**Aim of the task**:
Copy exactly, and only, the lines below from the first through the one containing "(endC) at (791,781);", both included; pictures are omitted.

(Data entries)

____________________

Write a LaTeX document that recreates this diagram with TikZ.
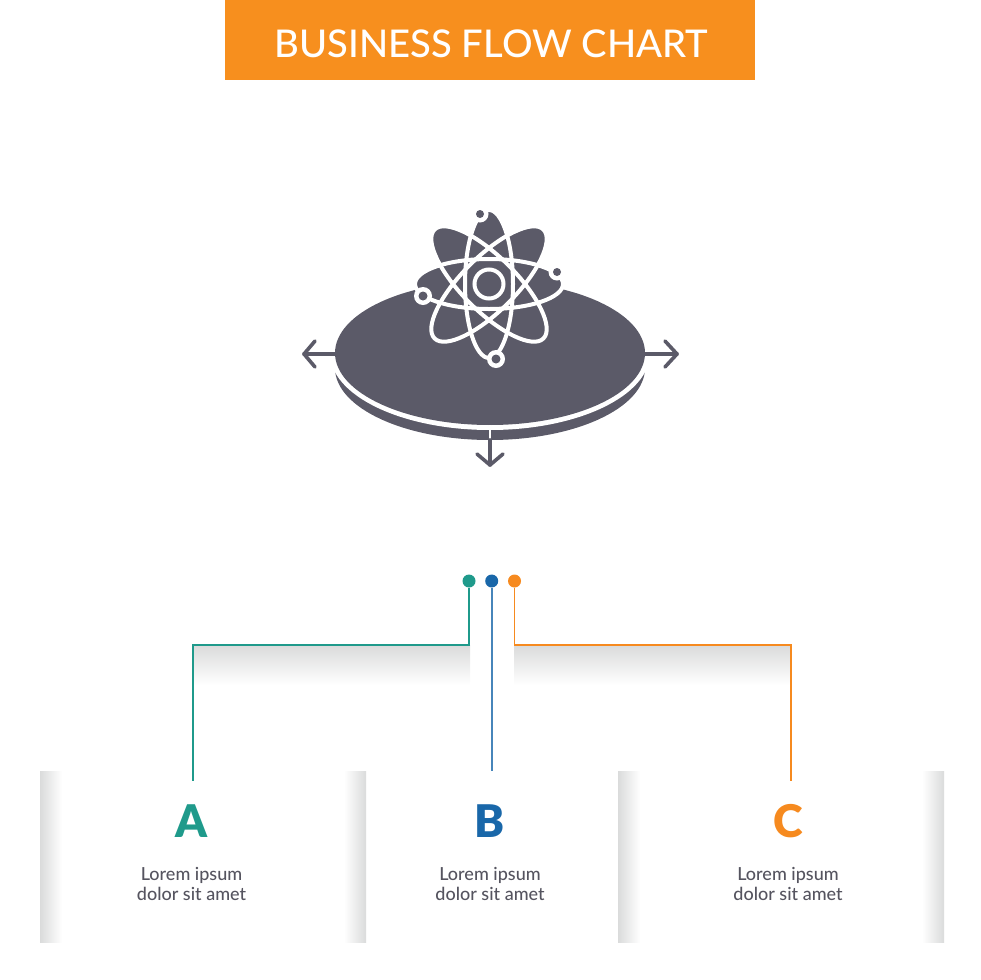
\documentclass[tikz,border=0pt]{standalone}
\usepackage{fontspec}
\setmainfont{Lato}
\newfontfamily\blackfont{Lato Black}
\newfontfamily\mediumfont{Lato Medium}
\usepackage{tikz}
\definecolor{bannerorange}{HTML}{F78F1E}
\definecolor{iconslate}{HTML}{5B5A68}
\definecolor{textslate}{HTML}{55545F}
\definecolor{tealA}{HTML}{1F9A8B}
\definecolor{blueB}{HTML}{1967A9}
\definecolor{orangeC}{HTML}{F68A1F}
\definecolor{shadegrey}{HTML}{DADBDB}
\tikzstyle{banner} = [rectangle, fill=bannerorange, minimum width=530, minimum height=80, inner sep=0pt]
\tikzstyle{bannertext} = [text=white, inner sep=0pt, font=\fontsize{38.2}{40}\selectfont\mediumfont]
\tikzstyle{dot} = [circle, minimum size=13, inner sep=0pt]
\tikzstyle{letter} = [inner sep=0pt, font=\fontsize{45}{50}\selectfont\blackfont]
\tikzstyle{caption} = [inner sep=0pt, align=center, text=textslate, font=\fontsize{18}{20}\selectfont\mediumfont]
\tikzstyle{line} = [draw, line width=1.8]
\tikzstyle{axis} = [draw=iconslate, line width=3.6, line cap=round, line join=round]
\tikzstyle{orbit} = [white, line width=4]

\begin{document}
\begin{tikzpicture}[x=1pt, y=-1pt]
 \useasboundingbox (0,0) rectangle (980,980);
 % Place nodes
   \node[banner] (title) at (490,40) {};
   \node[bannertext] (titletext) at (491.5,44) {BUSINESS FLOW CHART};
   \node[dot, fill=tealA] (dotA) at (469,581) {};
   \node[dot, fill=blueB] (dotB) at (491.7,581) {};
   \node[dot, fill=orangeC] (dotC) at (514.5,581) {};
   \node[letter, text=tealA] (letA) at (191.5,821) {A};
   \node[letter, text=blueB] (letB) at (490,821) {B};
   \node[letter, text=orangeC] (letC) at (788,821) {C};
   \node[caption] (capA) at (191.5,884) {Lorem ipsum\\dolor sit amet};
   \node[caption] (capB) at (490,884) {Lorem ipsum\\dolor sit amet};
   \node[caption] (capC) at (788,884) {Lorem ipsum\\dolor sit amet};
   \coordinate (endA) at (192.7,781);
   \coordinate (endB) at (491.7,771);
   \coordinate (endC) at (791,781);

   % Panels and shadows
   \shade[left color=shadegrey, right color=white] (40,771) rectangle (62,942);
   \shade[left color=white, right color=shadegrey] (344,771) rectangle (366,942);
   \shade[left color=shadegrey, right color=white] (618,771) rectangle (640,942);
   \shade[left color=white, right color=shadegrey] (922,771) rectangle (944,942);
   \shade[top color=shadegrey, bottom color=white] (193,645) rectangle (470,685);
   \shade[top color=shadegrey, bottom color=white] (514,645) rectangle (791,685);

   % Draw edges
   \path [line, draw=tealA] (dotA) |- (endA |- 0,645) -- (endA);
   \path [line, draw=blueB!80!white] (dotB) -- (endB);
   \path [line, draw=orangeC] (dotC) |- (endC |- 0,645) -- (endC);

   % Disc
   \begin{scope}
     \clip (320,368) rectangle (660,450);
     \fill[iconslate] (490,368) ellipse [x radius=155, y radius=72];
   \end{scope}
   \fill[white] (490,353) ellipse [x radius=160, y radius=77];
   \fill[iconslate] (490,353) ellipse [x radius=155, y radius=72];
   \draw[white, line width=2.6] (490,425) -- (490,440);

   % Axes
   \coordinate (west) at (304,354); \coordinate (east) at (677,354); \coordinate (south) at (490,465);
   \path [axis] (335,354) -- (west); \path [axis] (315,341) -- (west) -- (315,367);
   \path [axis] (645,354) -- (east); \path [axis] (665,341) -- (east) -- (665,367);
   \path [axis] (490,440) -- (south); \path [axis] (477,454) -- (south) -- (503,454);

   % Atom
   \coordinate (core) at (489,284);
   \foreach \ang/\rad/\wid in {0/74/25, 90/74/24, 45/77/27, -45/77/27}
     \fill[iconslate, rotate around={\ang:(core)}] (core) ellipse [x radius=\rad, y radius=\wid];
   \foreach \ang/\rad/\wid in {0/74/25, 90/74/24, 45/77/27, -45/77/27}
     \draw[orbit, rotate around={\ang:(core)}] (core) ellipse [x radius=\rad, y radius=\wid];
   \fill[iconslate] (core) circle (14.5);
   \draw[orbit] (core) circle (14.5);
   \foreach \px/\py/\rr in {480/214/4, 557/272/4, 423/296/4.5, 496/359/4.5} {
     \fill[white] (\px,\py) circle (\rr+4.5);
     \fill[iconslate] (\px,\py) circle (\rr);
   }
\end{tikzpicture}
\end{document}
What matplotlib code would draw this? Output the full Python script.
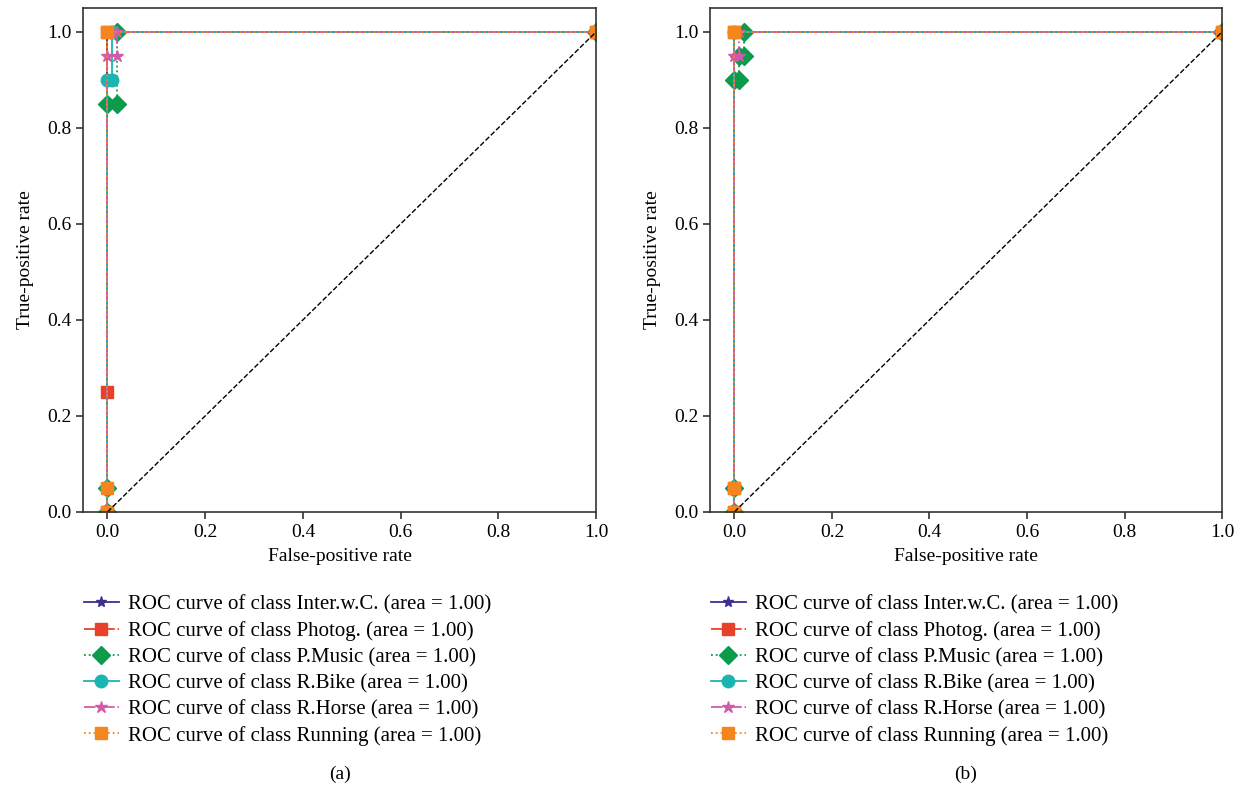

____________________

**Correct result**:
Write a LaTeX document that recreates this diagram with TikZ.
\documentclass[tikz,border=0pt]{standalone}
\usepackage{fontspec}
\setmainfont{Lato}
\newfontfamily\blackfont{Lato Black}
\newfontfamily\mediumfont{Lato Medium}
\usepackage{tikz}
\definecolor{bannerorange}{HTML}{F78F1E}
\definecolor{iconslate}{HTML}{5B5A68}
\definecolor{textslate}{HTML}{55545F}
\definecolor{tealA}{HTML}{1F9A8B}
\definecolor{blueB}{HTML}{1967A9}
\definecolor{orangeC}{HTML}{F68A1F}
\definecolor{shadegrey}{HTML}{DADBDB}
\tikzstyle{banner} = [rectangle, fill=bannerorange, minimum width=530, minimum height=80, inner sep=0pt]
\tikzstyle{bannertext} = [text=white, inner sep=0pt, font=\fontsize{38.2}{40}\selectfont\mediumfont]
\tikzstyle{dot} = [circle, minimum size=13, inner sep=0pt]
\tikzstyle{letter} = [inner sep=0pt, font=\fontsize{45}{50}\selectfont\blackfont]
\tikzstyle{caption} = [inner sep=0pt, align=center, text=textslate, font=\fontsize{18}{20}\selectfont\mediumfont]
\tikzstyle{line} = [draw, line width=1.8]
\tikzstyle{axis} = [draw=iconslate, line width=3.6, line cap=round, line join=round]
\tikzstyle{orbit} = [white, line width=4]

\begin{document}
\begin{tikzpicture}[x=1pt, y=-1pt]
 \useasboundingbox (0,0) rectangle (980,980);
 % Place nodes
   \node[banner] (title) at (490,40) {};
   \node[bannertext] (titletext) at (491.5,44) {BUSINESS FLOW CHART};
   \node[dot, fill=tealA] (dotA) at (469,581) {};
   \node[dot, fill=blueB] (dotB) at (491.7,581) {};
   \node[dot, fill=orangeC] (dotC) at (514.5,581) {};
   \node[letter, text=tealA] (letA) at (191.5,821) {A};
   \node[letter, text=blueB] (letB) at (490,821) {B};
   \node[letter, text=orangeC] (letC) at (788,821) {C};
   \node[caption] (capA) at (191.5,884) {Lorem ipsum\\dolor sit amet};
   \node[caption] (capB) at (490,884) {Lorem ipsum\\dolor sit amet};
   \node[caption] (capC) at (788,884) {Lorem ipsum\\dolor sit amet};
   \coordinate (endA) at (192.7,781);
   \coordinate (endB) at (491.7,771);
   \coordinate (endC) at (791,781);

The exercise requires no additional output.